Additional design details are not known at this time. 

Hyattsville swaps emergency alert services

Hyattsville will phase out its Nixle emergency alert system over the next several months in favor of a new emergency alert messaging company named CodeRED. Hyattsville has been using Nixle to distribute emergency alerts for more than seven years, according to message records. However, it lacked the ability to reach landlines or residents without cell phones or email access, Hyattsville City Police Department Chief of Police Amal Awad said during a recent community meeting. The new service will allow police to distribute emergency notifications and public safety alerts by text message, robocall and email. It also has teletype option for deaf subscribers.

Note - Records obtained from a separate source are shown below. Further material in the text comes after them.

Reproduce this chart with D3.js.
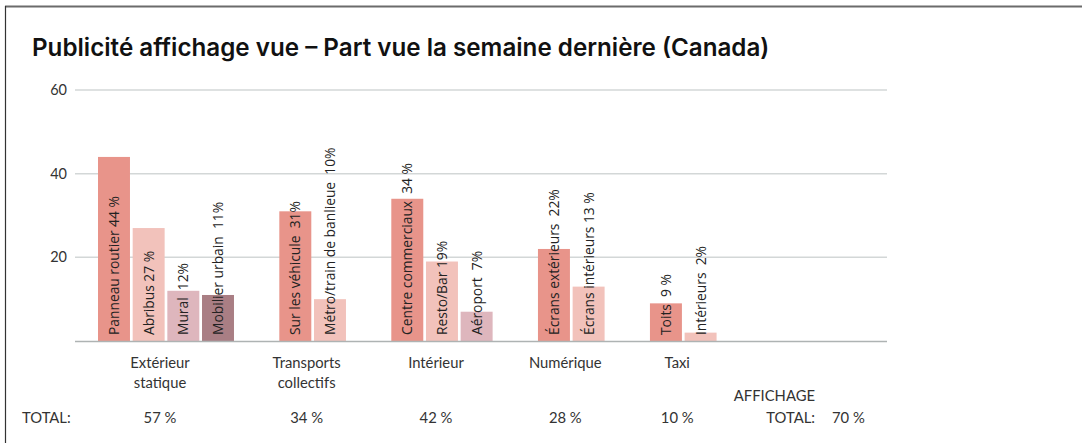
<!DOCTYPE html>
<html><head><meta charset="utf-8">
<script src="https://cdn.jsdelivr.net/npm/d3@7"></script>
<style>
html,body{margin:0;padding:0;background:#fff;}
svg{display:block;}
</style></head>
<body>
<script>
// ---- data ----
const groups = ["Extérieur|statique", "Transports|collectifs", "Intérieur", "Numérique", "Taxi"];
const groupTotals = ["57 %", "34 %", "42 %", "28 %", "10 %"];
const subLabels = [
  ["Panneau routier 44 %", "Abribus 27 %", "Mural  12%", "Mobilier urbain  11%"],
  ["Sur les véhicule  31%", "Métro/train de banlieue  10%"],
  ["Centre commerciaux  34 %", "Resto/Bar 19%", "Aéroport  7%"],
  ["Écrans extérieurs  22%", "Écrans intérieurs 13 %"],
  ["Toits  9 %", "Intérieurs  2%"]
];
const subValues = [
  [44, 27, 12, 11],
  [31, 10],
  [34, 19, 7],
  [22, 13],
  [9, 2]
];
const yTicks = [20, 40, 60];
const title = "Publicité affichage vue – Part vue la semaine dernière (Canada)";
const grandTotalLabel = ["AFFICHAGE", "TOTAL:"];
const grandTotalValue = "70 %";
const totalRowLabel = "TOTAL:";
const colors = ["#E8948A", "#F2C2BB", "#DEB6BD", "#A97E84"];

// ---- layout ----
const W = 1082, H = 443;
const svg = d3.select("body").append("svg").attr("width", W).attr("height", H);
const font = "Lato, 'Open Sans', sans-serif";
const labFont = "'Open Sans', 'Noto Sans', sans-serif";

// frame
svg.append("line").attr("x1", 5).attr("x2", W).attr("y1", 6.5).attr("y2", 6.5).attr("stroke", "#6b6b6b").attr("stroke-width", 2);
svg.append("line").attr("x1", 5.5).attr("x2", 5.5).attr("y1", 6).attr("y2", H).attr("stroke", "#333").attr("stroke-width", 1.2);

const tt = svg.append("text").attr("x", 32).attr("y", 56).text(title)
  .attr("font-family", "Inter, Lato, sans-serif").attr("font-weight", 600).attr("font-size", 22).attr("fill", "#111");
const tw = tt.node().getComputedTextLength();
tt.attr("font-size", 22 * 738 / tw);

const y = d3.scaleLinear().domain([0, 60]).range([341, 90]);

// positions in slot units: each bar = 1 slot, each group gap = gapSlots
const gapSlots = 1.23;
const flat = [];
let cursor = 0;
const groupSpans = [];
subValues.forEach((vals, gi) => {
  const start = cursor;
  vals.forEach((v, bi) => {
    flat.push({gi, bi, v, label: subLabels[gi][bi], pos: cursor});
    cursor += 1;
  });
  groupSpans.push([start, cursor]);
  cursor += gapSlots;
});
const x = d3.scaleLinear().domain([0, 1]).range([98, 98 + 34.67]);
const barW = x(1) - x(0) - 2.7;

// grid
const grid = svg.append("g");
grid.selectAll("line").data(yTicks).join("line")
  .attr("x1", 75).attr("x2", 887).attr("y1", d => y(d)).attr("y2", d => y(d))
  .attr("stroke", "#d3d7d7").attr("stroke-width", 1.5);
grid.selectAll("text").data(yTicks).join("text")
  .attr("x", 67).attr("y", d => y(d)).attr("dy", "0.35em").attr("text-anchor", "end")
  .attr("font-family", font).attr("font-size", 14.5).attr("fill", "#333").text(d => d);

// bars
svg.append("g").selectAll("rect").data(flat).join("rect")
  .attr("x", d => x(d.pos)).attr("width", barW)
  .attr("y", d => y(d.v)).attr("height", d => y(0) - y(d.v))
  .attr("fill", d => colors[d.bi]);

// baseline
svg.append("line").attr("x1", 75).attr("x2", 887).attr("y1", y(0) + 0.5).attr("y2", y(0) + 0.5)
  .attr("stroke", "#aeb3b3").attr("stroke-width", 1.5);

// bar labels
svg.append("g").selectAll("text").data(flat).join("text")
  .attr("transform", d => `translate(${x(d.pos) + barW / 2 + 5},335) rotate(-90)`)
  .attr("font-family", labFont).attr("font-size", 13.8).attr("fill", "#222")
  .style("white-space", "pre")
  .text(d => d.label);

// group labels
const cx = gi => (x(groupSpans[gi][0]) + x(groupSpans[gi][1]) - 2.7) / 2 - 6;
const gl = svg.append("g");
groups.forEach((g, gi) => {
  const t = gl.append("text").attr("text-anchor", "middle")
    .attr("font-family", font).attr("font-size", 14.8).attr("fill", "#333");
  g.split("|").forEach((line, li) => {
    t.append("tspan").attr("x", cx(gi)).attr("y", 368 + li * 20).text(line);
  });
  gl.append("text").attr("x", cx(gi)).attr("y", 423).attr("text-anchor", "middle")
    .attr("font-family", font).attr("font-size", 14.8).attr("fill", "#333").text(groupTotals[gi]);
});
gl.append("text").attr("x", 22).attr("y", 423)
  .attr("font-family", font).attr("font-size", 14.8).attr("fill", "#333").text(totalRowLabel);
gl.append("text").attr("x", 815).attr("y", 401).attr("text-anchor", "end")
  .attr("font-family", font).attr("font-size", 14.8).attr("fill", "#333").text(grandTotalLabel[0]);
gl.append("text").attr("x", 815).attr("y", 423).attr("text-anchor", "end")
  .attr("font-family", font).attr("font-size", 14.8).attr("fill", "#333").text(grandTotalLabel[1]);
gl.append("text").attr("x", 832).attr("y", 423)
  .attr("font-family", font).attr("font-size", 14.8).attr("fill", "#333").text(grandTotalValue);
</script>
</body></html>
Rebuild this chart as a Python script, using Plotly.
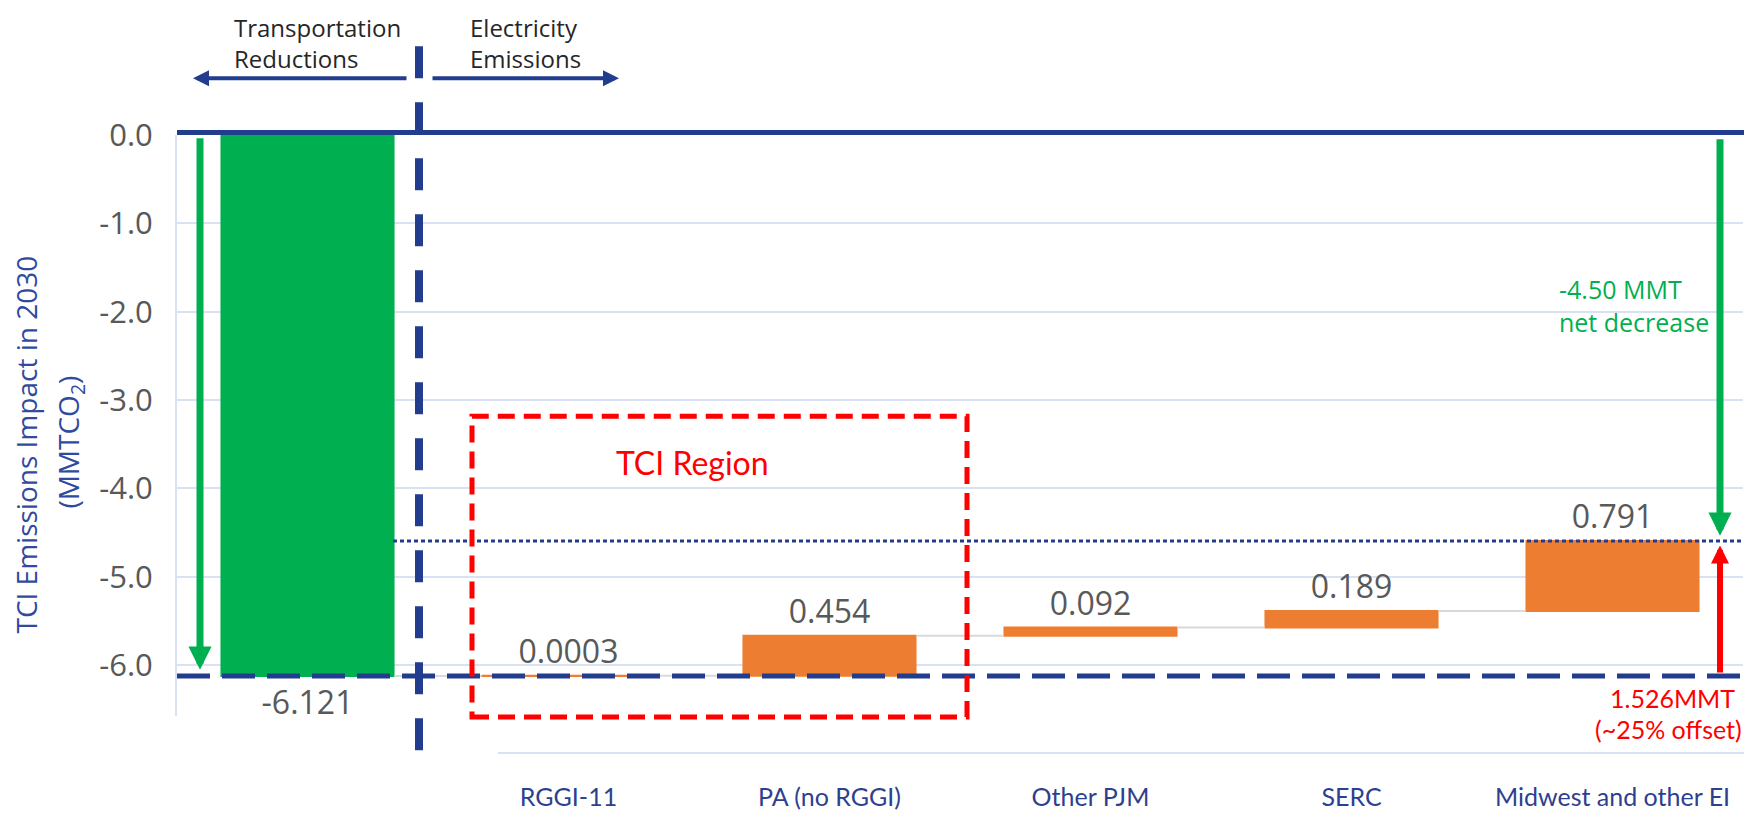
import plotly.graph_objects as go

# data
categories = ["Transportation", "RGGI-11", "PA (no RGGI)", "Other PJM", "SERC", "Midwest and other EI"]
impacts = [-6.121, 0.0003, 0.454, 0.092, 0.189, 0.791]
measures = ["absolute", "relative", "relative", "relative", "relative", "relative"]
bar_labels = ["-6.121", "0.0003", "0.454", "0.092", "0.189", "0.791"]
tick_labels = ["", "RGGI-11", "PA (no RGGI)", "Other PJM", "SERC", "Midwest and other EI"]
y_ticks = [0, -1, -2, -3, -4, -5, -6]

transport_total = impacts[0]
net_level = sum(impacts)

# colours / fonts
BLUE = "#233D8E"
GREEN = "#00B050"
ORANGE = "#ED7D31"
RED = "#FF0000"
GRID = "#D9E1F2"
GRAY = "#595959"
NARROW = "Lato, Roboto, sans-serif"
OPEN = "Open Sans, sans-serif"

# the page body adds an 8px margin, so the figure is drawn 8px in from the corner
PAD = 8
W, H = 1752 - PAD, 820 - PAD
L, T = 177 - PAD, 135 - PAD
R = W - (1743 - PAD)
B = H - (730 - PAD)
PW, PH = W - L - R, H - T - B


def fx(px):
    # screenshot x pixel -> paper
    return (px - PAD - L) / PW


def fy(py):
    # screenshot y pixel -> paper
    return (T + PH - (py - PAD)) / PH


fig = go.Figure()
fig.add_trace(go.Waterfall(
    x=categories, y=impacts, measure=measures,
    text=bar_labels, textposition="outside", constraintext="none",
    textfont=dict(family=OPEN, size=32, color=GRAY),
    totals=dict(marker=dict(color=GREEN)),
    increasing=dict(marker=dict(color=ORANGE)),
    decreasing=dict(marker=dict(color=GREEN)),
    connector=dict(line=dict(color="#D9D9D9", width=2)),
    width=0.667, cliponaxis=False, showlegend=False, hoverinfo="skip",
))

shapes = [
    # zero line (sits on top edge of plot)
    dict(type="line", xref="paper", yref="paper", x0=fx(177), x1=fx(1750), y0=fy(132.5), y1=fy(132.5),
         line=dict(color=BLUE, width=5)),
    # transport level
    dict(type="line", xref="paper", yref="y", x0=fx(177), x1=fx(1752), y0=transport_total, y1=transport_total,
         line=dict(color=BLUE, width=5, dash="33px,12px")),
    # net level
    dict(type="line", xref="paper", yref="y", x0=fx(393), x1=fx(1752), y0=net_level, y1=net_level,
         line=dict(color=BLUE, width=3, dash="4px,3px")),
    # divider
    dict(type="line", xref="paper", yref="paper", x0=fx(419), x1=fx(419), y0=fy(765), y1=fy(22),
         line=dict(color=BLUE, width=8, dash="32px,24px")),
    # TCI region box
    dict(type="rect", xref="paper", yref="paper", x0=fx(472), x1=fx(967), y0=fy(731), y1=fy(423),
         line=dict(color=RED, width=5, dash="17px,9px")),
    # second category axis line
    dict(type="line", xref="paper", yref="paper", x0=fx(498), x1=fx(1752), y0=fy(768), y1=fy(768),
         line=dict(color=GRID, width=2)),
]

ann = []


def text(t, x, y, color, size, family=OPEN, xanchor="left", angle=0):
    ann.append(dict(text=t, xref="paper", yref="paper", x=fx(x), y=fy(y), xanchor=xanchor,
                    yanchor="middle", showarrow=False, textangle=angle,
                    font=dict(family=family, size=size, color=color)))


def arrow(x, y, color, width, size, ax=0, ay=0, yref="paper", ayref="pixel"):
    ann.append(dict(text="", xref="paper", yref=yref, x=fx(x), y=y if yref == "y" else fy(y),
                    ax=ax, ay=ay, axref="pixel", ayref=ayref, showarrow=True,
                    arrowhead=2, arrowsize=size, arrowwidth=width, arrowcolor=color, standoff=0))


text("Transportation", 232, 25, "#262626", 24)
text("Reductions", 232, 57, "#262626", 24)
text("Electricity", 468, 25, "#262626", 24)
text("Emissions", 468, 57, "#262626", 24)
arrow(193, 77, BLUE, 4, 0.8, ax=215)
arrow(619, 77, BLUE, 4, 0.8, ax=-188)

text("TCI Region", 692, 470, RED, 32, NARROW, "center")

arrow(200, transport_total + 0.07, GREEN, 7, 0.66, ay=-0.02, yref="y", ayref="y")
arrow(1720, net_level + 0.06, GREEN, 7, 0.66, ay=-0.03, yref="y", ayref="y")
arrow(1720, net_level - 0.05, RED, 6, 0.6, ay=transport_total + 0.02, yref="y", ayref="y")

text("-4.50 MMT", 1557, 293, GREEN, 25)
text("net decrease", 1557, 326, GREEN, 25)
text("1.526MMT", 1672, 712, RED, 25, NARROW, "center")
text("(~25% offset)", 1668, 743, RED, 25, NARROW, "center")

text("TCI Emissions Impact in 2030", 26, 452, "#2F4A9E", 28, angle=-90, xanchor="center")
text("(MMTCO<sub>2</sub>)", 70, 450, "#2F4A9E", 28, angle=-90, xanchor="center")

fig.update_layout(
    width=W, height=H,
    margin=dict(l=L, r=R, t=T, b=B),
    paper_bgcolor="white", plot_bgcolor="white",
    shapes=shapes, annotations=ann,
    xaxis=dict(type="category", range=[-0.5, 5.5], showgrid=False, showline=False,
               tickvals=categories, ticktext=tick_labels, ticks="", ticklabelstandoff=64,
               tickfont=dict(family=NARROW, size=25, color="#2E3F8F")),
    yaxis=dict(range=[-6.575, 0], tickvals=y_ticks, ticktext=[f"{v:.1f}" for v in y_ticks],
               showgrid=True, gridcolor=GRID, gridwidth=2, zeroline=False,
               showline=True, linecolor=GRID, linewidth=2, ticks="", ticklabelstandoff=16,
               tickfont=dict(family=OPEN, size=31, color=GRAY)),
)

fig.write_html("out.html")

Hyattsville borrows for police, public works HQs

Hyattsville City Council approved a measure to issue $13.8 million in debt for the renovation of the city’s Public Works Facility and the construction of a new police headquarters on Hamilton Street. As a result, it may be hard to borrow for other infrastructure projects in the city in the future. The vote happened at a special session of Hyattsville City Council held Aug. 28, 2019. The measure was unanimously approved, though Mayor Candace Hollingsworth and City Councilors Joseph Solomon and Carianna Suiter were absent. 

$3.3 million will be allocated to the Public Works Facility.

Major property sale in North Brentwood

Is a multifamily developer eyeing North Brentwood for a major redevelopment project? A recent property sale in North Brentwood’s Rhode Island Corridor suggests so. According to state property records,, a corporate entity named NP 111 LLC purchased several parcels near the 4550 block of Rhode Island Avenue in North Brentwood in a two transactions recorded July 12, 2019. NP 111 LLC is a holding company of RSE Capital Partners LLC, a real estate investment trust focused on multifamily properties in the Washington, D.C., area. NP 111 LLC bought approximately one acre of land for $4.9 million in separate transaction with two other real estate ventures registered to real estate developer Langon Drew Hample: 4550 Rhode Island LLC and Congressional Commercial LLC. 

The properties are presently zoned for mixed-use-infill development. One is a presently home to a Beacon Roofing Supply warehouse, the other is an abandoned storefront that recently hosted an antique plumbing supply store.

After 4th murder of 2019, Hyattsville residents push for answers

In the wake of Hyattsville’s fourth firearm homicide since January, city officials attempted to assuage community concerns during a meeting held August, 23, 2019. The meeting came in the wake of the murder of 26-year-old Yuri Echavarria Jr., on Aug. 13, 2019 inside his apartment building on the 4200 block of Oglethorpe Street. During the meeting, led by Hyattsville Chief of Police Amal Awad at the First Baptist Church on 42nd Avenue, Awad provided an overview of details of the incident, much of which had already been disclosed. She noted her officers were not handling the case directly.